** start SUPPLIED DATA **

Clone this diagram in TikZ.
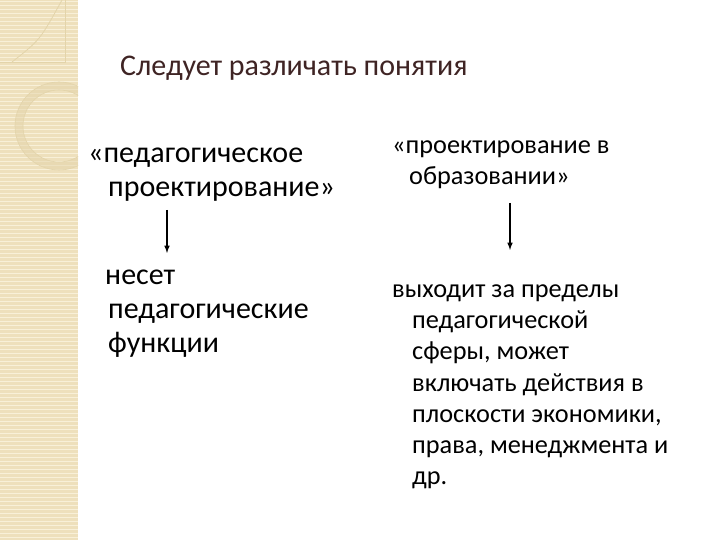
\documentclass[tikz,border=0pt]{standalone}
\usepackage{fontspec}
\setmainfont{Carlito}
\usetikzlibrary{positioning}
\definecolor{stripcol}{HTML}{EEE0BC}
\definecolor{stripline}{HTML}{F8F0D8}
\definecolor{ringcol}{HTML}{E3D4AA}
\definecolor{titlecol}{HTML}{3F2424}
\tikzset{
  leftblock/.style={anchor=base west,inner sep=0pt,align=left,font=\fontsize{30}{34}\selectfont},
  rightblock/.style={anchor=base west,inner sep=0pt,align=left,font=\fontsize{26.3}{31.3}\selectfont},
  arr/.style={-latex,line width=1.5pt}
}
\begin{document}
\begin{tikzpicture}[x=1pt,y=1pt]
\useasboundingbox[fill=white] (0,0) rectangle (720,540);
%left strip
\fill[stripcol] (0,0) rectangle (78,540);
\foreach \y in {2,6,...,538} % edit here for the stripes
\draw[stripline,line width=1pt] (0,\y) -- (78,\y);
\begin{scope}
\clip (0,0) rectangle (78,540);
\draw[ringcol,line width=0.8pt] (65,540) -- (65,478) -- (0,478);
\draw[ringcol,line width=0.8pt] (62,540) .. controls (40,500) .. (12,478);
\draw[ringcol,line width=8pt,opacity=0.5] (59,414) circle (40);
\draw[ringcol,line width=0.6pt] (59,414) circle (44) (59,414) circle (36);
\end{scope}
%title
\node[anchor=base west,inner sep=0pt,font=\fontsize{30}{34}\selectfont,text=titlecol] (title) at (120,464) {Следует различать понятия};
%left column (base = last line)
\node[leftblock] (ped) at (88,343) {«педагогическое\\\hspace*{20pt}проектирование»};
\node[leftblock] (nes) at (105,187) {несет\\\hspace*{3pt}педагогические\\\hspace*{3pt}функции};
%right column
\node[rightblock] (proj) at (392,355) {«проектирование в\\\hspace*{17pt}образовании»};
\node[rightblock] (vyh) at (392,55) {выходит за пределы\\\hspace*{20pt}педагогической\\\hspace*{20pt}сферы, может\\\hspace*{20pt}включать действия в\\\hspace*{20pt}плоскости экономики,\\\hspace*{20pt}права, менеджмента и\\\hspace*{20pt}др.};
%arrows
\draw[arr] ([xshift=79pt,yshift=-13pt]ped.base west) -- ([xshift=62pt,yshift=100pt]nes.base west);
\draw[arr] ([xshift=118pt,yshift=-18pt]proj.base west) -- ([xshift=118pt,yshift=235pt]vyh.base west);
\end{tikzpicture}
\end{document}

** end SUPPLIED DATA **

WRITTEN TASK: Omit the pictures, and quote the material above exactly as given.

FINAL RESULT:
Clone this diagram in TikZ.
\documentclass[tikz,border=0pt]{standalone}
\usepackage{fontspec}
\setmainfont{Carlito}
\usetikzlibrary{positioning}
\definecolor{stripcol}{HTML}{EEE0BC}
\definecolor{stripline}{HTML}{F8F0D8}
\definecolor{ringcol}{HTML}{E3D4AA}
\definecolor{titlecol}{HTML}{3F2424}
\tikzset{
  leftblock/.style={anchor=base west,inner sep=0pt,align=left,font=\fontsize{30}{34}\selectfont},
  rightblock/.style={anchor=base west,inner sep=0pt,align=left,font=\fontsize{26.3}{31.3}\selectfont},
  arr/.style={-latex,line width=1.5pt}
}
\begin{document}
\begin{tikzpicture}[x=1pt,y=1pt]
\useasboundingbox[fill=white] (0,0) rectangle (720,540);
%left strip
\fill[stripcol] (0,0) rectangle (78,540);
\foreach \y in {2,6,...,538} % edit here for the stripes
\draw[stripline,line width=1pt] (0,\y) -- (78,\y);
\begin{scope}
\clip (0,0) rectangle (78,540);
\draw[ringcol,line width=0.8pt] (65,540) -- (65,478) -- (0,478);
\draw[ringcol,line width=0.8pt] (62,540) .. controls (40,500) .. (12,478);
\draw[ringcol,line width=8pt,opacity=0.5] (59,414) circle (40);
\draw[ringcol,line width=0.6pt] (59,414) circle (44) (59,414) circle (36);
\end{scope}
%title
\node[anchor=base west,inner sep=0pt,font=\fontsize{30}{34}\selectfont,text=titlecol] (title) at (120,464) {Следует различать понятия};
%left column (base = last line)
\node[leftblock] (ped) at (88,343) {«педагогическое\\\hspace*{20pt}проектирование»};
\node[leftblock] (nes) at (105,187) {несет\\\hspace*{3pt}педагогические\\\hspace*{3pt}функции};
%right column
\node[rightblock] (proj) at (392,355) {«проектирование в\\\hspace*{17pt}образовании»};
\node[rightblock] (vyh) at (392,55) {выходит за пределы\\\hspace*{20pt}педагогической\\\hspace*{20pt}сферы, может\\\hspace*{20pt}включать действия в\\\hspace*{20pt}плоскости экономики,\\\hspace*{20pt}права, менеджмента и\\\hspace*{20pt}др.};
%arrows
\draw[arr] ([xshift=79pt,yshift=-13pt]ped.base west) -- ([xshift=62pt,yshift=100pt]nes.base west);
\draw[arr] ([xshift=118pt,yshift=-18pt]proj.base west) -- ([xshift=118pt,yshift=235pt]vyh.base west);
\end{tikzpicture}
\end{document}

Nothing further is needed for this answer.